* [Input]
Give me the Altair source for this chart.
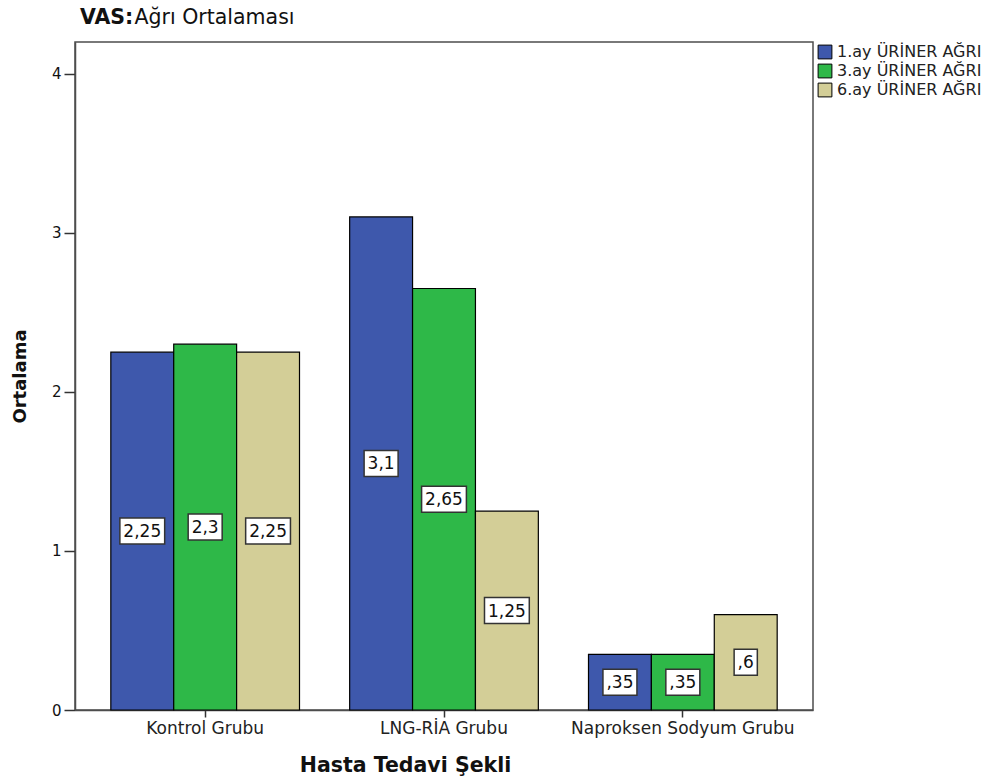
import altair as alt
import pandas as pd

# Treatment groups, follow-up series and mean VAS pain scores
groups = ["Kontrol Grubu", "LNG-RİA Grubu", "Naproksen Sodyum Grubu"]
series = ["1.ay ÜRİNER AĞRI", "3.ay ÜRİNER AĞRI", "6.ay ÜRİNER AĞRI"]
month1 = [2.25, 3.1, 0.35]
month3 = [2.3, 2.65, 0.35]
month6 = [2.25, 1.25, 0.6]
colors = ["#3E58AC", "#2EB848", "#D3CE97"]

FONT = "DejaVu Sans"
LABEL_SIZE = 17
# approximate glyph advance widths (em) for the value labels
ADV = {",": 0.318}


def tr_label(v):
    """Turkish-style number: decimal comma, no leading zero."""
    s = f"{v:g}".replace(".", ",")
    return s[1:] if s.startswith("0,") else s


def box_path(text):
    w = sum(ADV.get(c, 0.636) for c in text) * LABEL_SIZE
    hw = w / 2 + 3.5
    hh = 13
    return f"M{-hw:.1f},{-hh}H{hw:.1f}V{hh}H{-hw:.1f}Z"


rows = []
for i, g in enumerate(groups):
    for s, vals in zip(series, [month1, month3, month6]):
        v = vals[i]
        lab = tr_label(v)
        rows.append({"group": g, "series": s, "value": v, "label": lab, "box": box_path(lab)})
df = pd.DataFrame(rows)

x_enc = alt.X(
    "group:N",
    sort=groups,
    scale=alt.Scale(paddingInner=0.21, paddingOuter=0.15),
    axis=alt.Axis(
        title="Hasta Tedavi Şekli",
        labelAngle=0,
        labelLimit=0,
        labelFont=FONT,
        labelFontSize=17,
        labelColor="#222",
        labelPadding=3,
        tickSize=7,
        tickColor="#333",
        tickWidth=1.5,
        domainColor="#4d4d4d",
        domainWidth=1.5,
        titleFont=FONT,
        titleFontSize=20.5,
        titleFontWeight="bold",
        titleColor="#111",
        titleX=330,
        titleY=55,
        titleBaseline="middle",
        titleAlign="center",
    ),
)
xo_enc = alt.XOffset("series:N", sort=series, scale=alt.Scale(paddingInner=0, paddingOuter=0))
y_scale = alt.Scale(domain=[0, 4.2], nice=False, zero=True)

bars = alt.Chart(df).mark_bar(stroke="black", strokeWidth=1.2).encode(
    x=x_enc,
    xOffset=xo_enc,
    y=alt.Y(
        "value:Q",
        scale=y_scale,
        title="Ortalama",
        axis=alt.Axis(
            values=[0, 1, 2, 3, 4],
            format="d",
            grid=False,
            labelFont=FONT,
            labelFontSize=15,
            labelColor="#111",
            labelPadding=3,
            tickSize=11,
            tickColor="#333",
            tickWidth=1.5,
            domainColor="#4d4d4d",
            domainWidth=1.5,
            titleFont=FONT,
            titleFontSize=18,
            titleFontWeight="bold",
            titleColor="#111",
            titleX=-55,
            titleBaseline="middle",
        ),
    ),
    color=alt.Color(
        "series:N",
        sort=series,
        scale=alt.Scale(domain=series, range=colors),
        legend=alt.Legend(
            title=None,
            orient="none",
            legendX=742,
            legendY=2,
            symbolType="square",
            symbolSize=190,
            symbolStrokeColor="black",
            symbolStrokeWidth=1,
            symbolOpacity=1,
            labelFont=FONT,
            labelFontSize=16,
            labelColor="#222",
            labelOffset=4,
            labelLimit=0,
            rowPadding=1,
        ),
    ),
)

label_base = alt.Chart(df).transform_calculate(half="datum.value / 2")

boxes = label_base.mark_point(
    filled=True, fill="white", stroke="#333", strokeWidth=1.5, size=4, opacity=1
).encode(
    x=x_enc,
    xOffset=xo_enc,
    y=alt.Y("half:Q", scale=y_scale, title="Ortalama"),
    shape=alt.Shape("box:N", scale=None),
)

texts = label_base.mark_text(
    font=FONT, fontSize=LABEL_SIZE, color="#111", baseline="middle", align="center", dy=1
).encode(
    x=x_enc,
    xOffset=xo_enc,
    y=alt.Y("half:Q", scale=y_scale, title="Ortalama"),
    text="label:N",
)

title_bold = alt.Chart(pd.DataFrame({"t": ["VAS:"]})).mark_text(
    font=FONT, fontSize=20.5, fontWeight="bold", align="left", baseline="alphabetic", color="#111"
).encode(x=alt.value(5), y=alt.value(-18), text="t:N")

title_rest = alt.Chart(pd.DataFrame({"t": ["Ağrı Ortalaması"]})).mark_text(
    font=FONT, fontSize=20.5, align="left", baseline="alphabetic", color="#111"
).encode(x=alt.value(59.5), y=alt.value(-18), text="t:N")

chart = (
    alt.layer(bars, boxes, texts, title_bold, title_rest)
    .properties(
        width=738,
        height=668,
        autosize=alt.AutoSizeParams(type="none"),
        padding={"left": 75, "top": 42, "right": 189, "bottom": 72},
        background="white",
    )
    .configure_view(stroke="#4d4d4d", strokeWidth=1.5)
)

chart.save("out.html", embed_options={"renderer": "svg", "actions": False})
--
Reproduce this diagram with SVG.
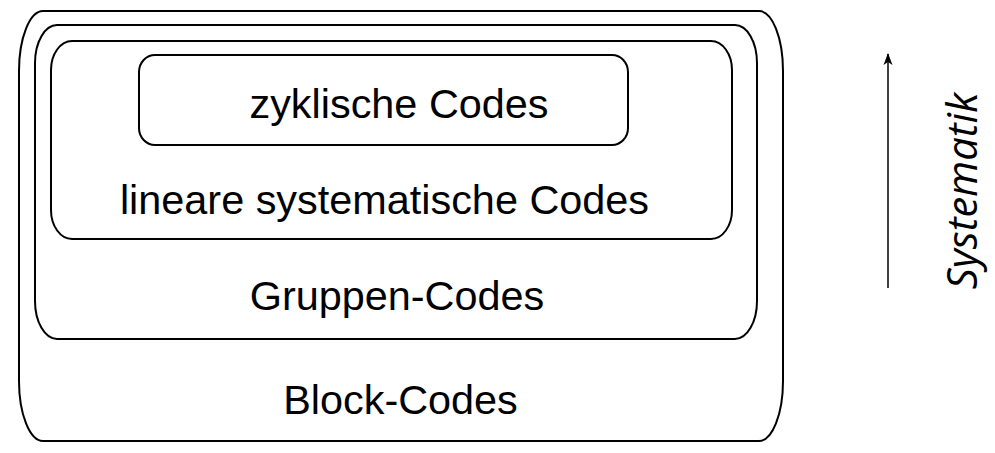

* [Goal of the exercise] Nothing but the lines from the one with "Give me the Altair source for this chart." through the one with "return s[1:] if" should be copied, word for word. Pictures are left out.

* [Solution below]
Give me the Altair source for this chart.
import altair as alt
import pandas as pd

# Treatment groups, follow-up series and mean VAS pain scores
groups = ["Kontrol Grubu", "LNG-RİA Grubu", "Naproksen Sodyum Grubu"]
series = ["1.ay ÜRİNER AĞRI", "3.ay ÜRİNER AĞRI", "6.ay ÜRİNER AĞRI"]
month1 = [2.25, 3.1, 0.35]
month3 = [2.3, 2.65, 0.35]
month6 = [2.25, 1.25, 0.6]
colors = ["#3E58AC", "#2EB848", "#D3CE97"]

FONT = "DejaVu Sans"
LABEL_SIZE = 17
# approximate glyph advance widths (em) for the value labels
ADV = {",": 0.318}


def tr_label(v):
    """Turkish-style number: decimal comma, no leading zero."""
    s = f"{v:g}".replace(".", ",")
    return s[1:] if s.startswith("0,") else s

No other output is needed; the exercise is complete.